— start of DATASET CONTENT —
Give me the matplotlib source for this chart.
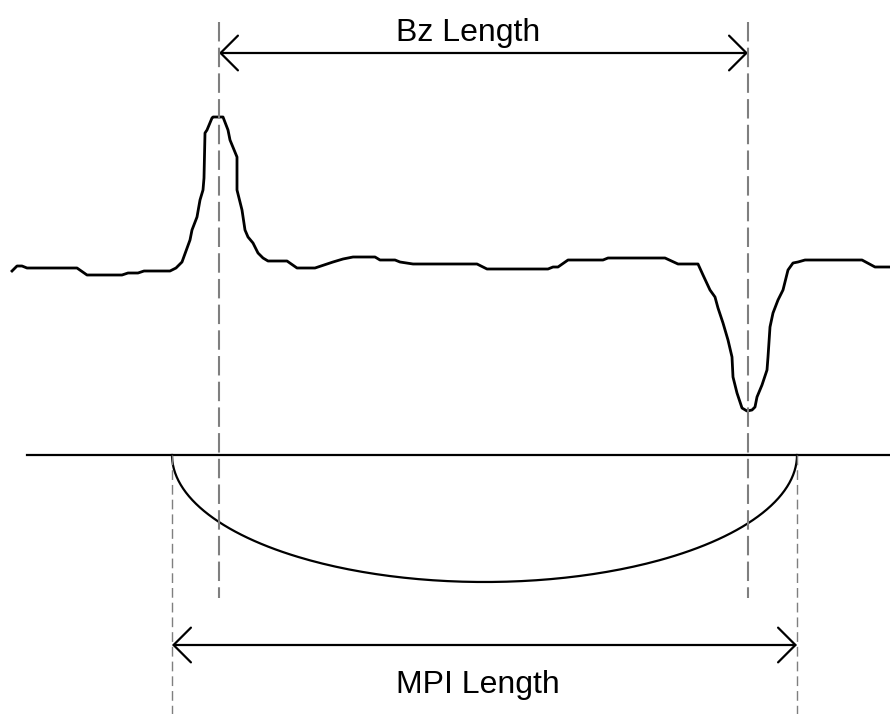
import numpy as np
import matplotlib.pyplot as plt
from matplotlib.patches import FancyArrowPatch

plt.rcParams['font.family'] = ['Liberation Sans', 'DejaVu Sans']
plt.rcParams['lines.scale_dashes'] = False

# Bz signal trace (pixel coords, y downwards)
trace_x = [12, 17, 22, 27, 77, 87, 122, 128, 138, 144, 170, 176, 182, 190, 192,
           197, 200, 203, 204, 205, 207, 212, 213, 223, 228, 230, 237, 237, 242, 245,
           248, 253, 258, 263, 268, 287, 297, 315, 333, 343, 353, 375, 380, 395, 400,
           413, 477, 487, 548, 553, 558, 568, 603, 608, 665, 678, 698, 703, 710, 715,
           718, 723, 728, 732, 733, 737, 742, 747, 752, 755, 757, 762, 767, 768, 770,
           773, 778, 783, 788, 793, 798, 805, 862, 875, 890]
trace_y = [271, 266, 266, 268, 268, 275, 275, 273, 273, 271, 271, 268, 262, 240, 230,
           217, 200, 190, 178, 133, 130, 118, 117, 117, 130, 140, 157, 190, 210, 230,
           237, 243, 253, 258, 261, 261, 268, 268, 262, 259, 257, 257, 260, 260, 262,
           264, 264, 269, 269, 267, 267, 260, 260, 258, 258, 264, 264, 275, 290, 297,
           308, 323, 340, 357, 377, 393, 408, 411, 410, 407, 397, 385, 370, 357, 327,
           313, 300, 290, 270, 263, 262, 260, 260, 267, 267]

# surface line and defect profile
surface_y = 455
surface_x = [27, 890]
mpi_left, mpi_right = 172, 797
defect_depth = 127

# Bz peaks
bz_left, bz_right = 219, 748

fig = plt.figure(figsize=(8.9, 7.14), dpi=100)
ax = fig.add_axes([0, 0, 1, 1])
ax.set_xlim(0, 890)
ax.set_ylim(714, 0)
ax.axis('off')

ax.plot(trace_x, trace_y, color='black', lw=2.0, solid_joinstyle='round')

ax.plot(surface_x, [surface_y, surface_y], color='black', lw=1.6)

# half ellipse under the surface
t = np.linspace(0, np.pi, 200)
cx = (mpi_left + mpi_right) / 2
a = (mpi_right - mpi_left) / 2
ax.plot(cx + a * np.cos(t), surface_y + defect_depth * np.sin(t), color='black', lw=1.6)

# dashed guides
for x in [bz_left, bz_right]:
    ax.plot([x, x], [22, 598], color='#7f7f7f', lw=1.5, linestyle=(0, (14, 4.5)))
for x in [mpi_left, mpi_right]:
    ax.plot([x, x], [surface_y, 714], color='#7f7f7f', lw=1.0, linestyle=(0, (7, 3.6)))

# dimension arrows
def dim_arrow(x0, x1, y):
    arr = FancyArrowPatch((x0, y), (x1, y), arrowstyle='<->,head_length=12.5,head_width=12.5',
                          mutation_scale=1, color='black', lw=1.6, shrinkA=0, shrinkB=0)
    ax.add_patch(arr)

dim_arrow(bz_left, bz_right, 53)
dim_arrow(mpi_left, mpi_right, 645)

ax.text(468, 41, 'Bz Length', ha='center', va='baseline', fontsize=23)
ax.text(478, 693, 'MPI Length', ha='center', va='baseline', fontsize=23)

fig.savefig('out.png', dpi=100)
— end of DATASET CONTENT —
_WRITTEN REQUEST:_ With all pictures left out, please transcribe exactly the lines from the start of the material through the line with "plt.rcParams['lines.scale_dashes'] = False".

_WRITTEN SOLUTION:_
Give me the matplotlib source for this chart.
import numpy as np
import matplotlib.pyplot as plt
from matplotlib.patches import FancyArrowPatch

plt.rcParams['font.family'] = ['Liberation Sans', 'DejaVu Sans']
plt.rcParams['lines.scale_dashes'] = False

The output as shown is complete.